El ejemplo kosovar (una década después de la guerra criminal desatada por la Gran Serbia), junto a casos como el de Ucrania en Rusia o las repúblicas bálticas, orientan en parte la postura de conservadores y socialistas españoles en el caso catalán. Los dos grandes partidos han transitado desde una orientación jacobina hasta un nacionalismo panhispánico. El jacobinismo fue fruto de una descentralización en la que Madrid cedía cuotas de poder pero conservando intacta la legitimidad, mientras que el actual brote de nacionalismo español es una pura reacción a la bilateralidad que exige Catalunya. La comparación con los Balcanes resulta aún más pertinente cuando imaginamos lo que fue la Yugoslavia de Tito con sus siete enanitos (en la etapa comunista eran las siete naciones de la región) y su paralelismo arquitectónico con el estado de las autonomías, un esquema “federal imperfecto”, en palabras recientes de Antoni Zabalza, empresario y catedrático de Hacienda Pública.
La vindicación soberanista, el cráter de los comicios que hoy se celebran en Catalunya, tiene una importancia extrema para el modelo del Estado español. Hasta el punto que, en un mitin de campaña, el mismo presidente Mariano Rajoy ha llegado a decir literalmente que “estas elecciones son más importantes que las de España”. Nuestro Estado es un producto amalgamado de alianzas de clase y de incorporaciones burocráticas posteriores, realizadas sin el respaldo histórico de los grandes momentos de Europa (el Renacimiento y la Ilustración); y que tampoco ha contado con el movimiento romántico que alumbró, hace más de 200 años, la aparición de los estados-nación (la Alemania de Goethe o la Italia de Garibaldi). Aunque, como es conocido, el legado tardío de esta última etapa marcó la Reneixença (oficializada por Bonaventura Aribau en el diario El vapor), auspiciada por el anhelo nacional catalán y la recuperación de la lengua.
Desde entonces, los derechos de la nación catalana no se han visto reflejados en un Estado plurinacional.

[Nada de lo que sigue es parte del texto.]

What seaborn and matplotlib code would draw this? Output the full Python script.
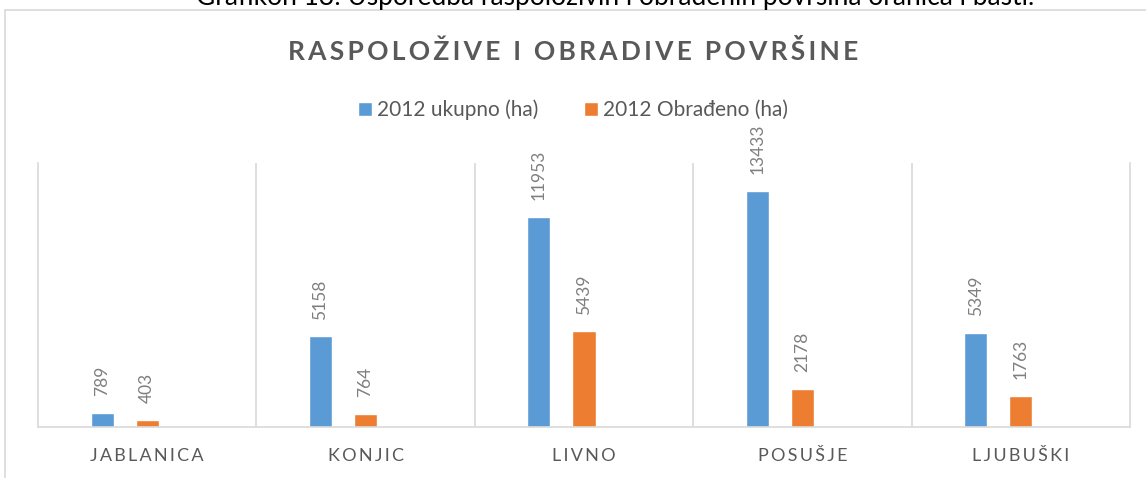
import matplotlib
matplotlib.use("Agg")
import matplotlib.pyplot as plt
from matplotlib.patches import Rectangle
import seaborn as sns
import pandas as pd

# data
municipalities = ["JABLANICA", "KONJIC", "LIVNO", "POSUŠJE", "LJUBUŠKI"]
total_ha = [789, 5158, 11953, 13433, 5349]
cultivated_ha = [403, 764, 5439, 2178, 1763]
series = ["2012 ukupno (ha)", "2012 Obrađeno (ha)"]

BLUE = "#5B9BD5"
ORANGE = "#ED7D31"
TEXT = "#595959"
LABEL = "#7F7F7F"
LINE = "#D9D9D9"
FONT = ["Lato", "DejaVu Sans"]


def spaced(s, sep="\u2009"):
    # fake the letter spacing of the original
    return sep.join(s)


df = pd.DataFrame({
    "opcina": municipalities * 2,
    "serija": [series[0]] * len(municipalities) + [series[1]] * len(municipalities),
    "ha": total_ha + cultivated_ha,
})

sns.set_theme(style="white")
plt.rcParams["font.family"] = FONT

fig = plt.figure(figsize=(11.46, 4.78), dpi=100)
ax = fig.add_axes([38 / 1146, 1 - 427 / 478, (1130 - 38) / 1146, (427 - 163) / 478])

# third (empty) hue level keeps the bars left of centre like the excel original
hue_order = series + ["_empty"]
palette = {series[0]: BLUE, series[1]: ORANGE, "_empty": "white"}
sns.barplot(data=df, x="opcina", y="ha", hue="serija", hue_order=hue_order,
            order=municipalities, palette=palette, width=0.62, gap=0.49,
            saturation=1, ax=ax)

for cont in ax.containers[:2]:
    ax.bar_label(cont, rotation=90, padding=12, color=LABEL, fontsize=12.5)

ax.set_ylim(0, 15000)
ax.set_xlim(-0.5, len(municipalities) - 0.5)
ax.set_yticks([])
ax.set_xlabel("")
ax.set_ylabel("")
ax.set_xticks(range(len(municipalities)))
ax.set_xticklabels([spaced(m) for m in municipalities], color=TEXT, fontsize=13)
ax.tick_params(axis="x", length=0, pad=15)
for x in range(len(municipalities) - 1):
    ax.axvline(x + 0.5, color=LINE, lw=1.2, zorder=0)
for side in ["left", "right", "bottom"]:
    ax.spines[side].set_color(LINE)
    ax.spines[side].set_linewidth(1.2)
ax.spines["top"].set_visible(False)

h, l = ax.get_legend_handles_labels()
ax.legend(h[:2], l[:2], loc="center", bbox_to_anchor=(0.5, 1 - 110 / 478),
          bbox_transform=fig.transFigure, ncol=2, frameon=False,
          fontsize=15, labelcolor=TEXT, handlelength=0.65, handleheight=0.65,
          handletextpad=0.25, columnspacing=2.2)

fig.text(0.5, 1 - 52 / 478, spaced("RASPOLOŽIVE I OBRADIVE POVRŠINE"),
         ha="center", va="center", fontsize=19, weight="bold", color=TEXT)

# caption of the document, cut off by the top edge
fig.text(0.537, 1 - 4.5 / 478,
         "Grafikon 13: Usporedba raspoloživih i obrađenih površina oranica i bašti.",
         ha="center", va="baseline", fontsize=19, color="black")

fig.patches.append(Rectangle((5 / 1146, -0.05), 1.1, 1 - 10.5 / 478 + 0.05,
                             transform=fig.transFigure, fill=False,
                             edgecolor=LINE, lw=1.2))

fig.savefig("out.png", dpi=100)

La mirada tradicionalmente europea, la que consagra el nacionalismo como un “estado de ánimo” (Isaiah Berlin) abre las puertas de la pertenencia a una comunidad y cierra, al mismo tiempo, el concepto de pueblo biológico, que camufla un principio racial en el derecho internacional. El nacionalismo étnico se ve a partir de experiencias como las de Moldavia, Ucrania, Armenia, Osetia o Georgia, apresadas en el antiguo cinturón soviético, hijas del gulag. El Este se lleva la peor parte. Su tradición conjuga con la reacción del orgullo herido y hasta con la cólera impotente.
En el Oeste, en la Unión Europea, la cesión de soberanías por parte de los países miembros ha mostrado la cara menos amable de algunos estados. Maastricht fue la protagonista impropia, porque muchos vieron en la libre circulación de personas y mercancías, consagrada en el tratado, los peligros de la competencia. Solo era un aviso. Finalmente, la tentación proteccionista real ha llegado mucho después, cuando en plena crisis sistémica, una nueva Alemania, la Gran Prusia, ha resquebrajado la cohesión de la moneda común.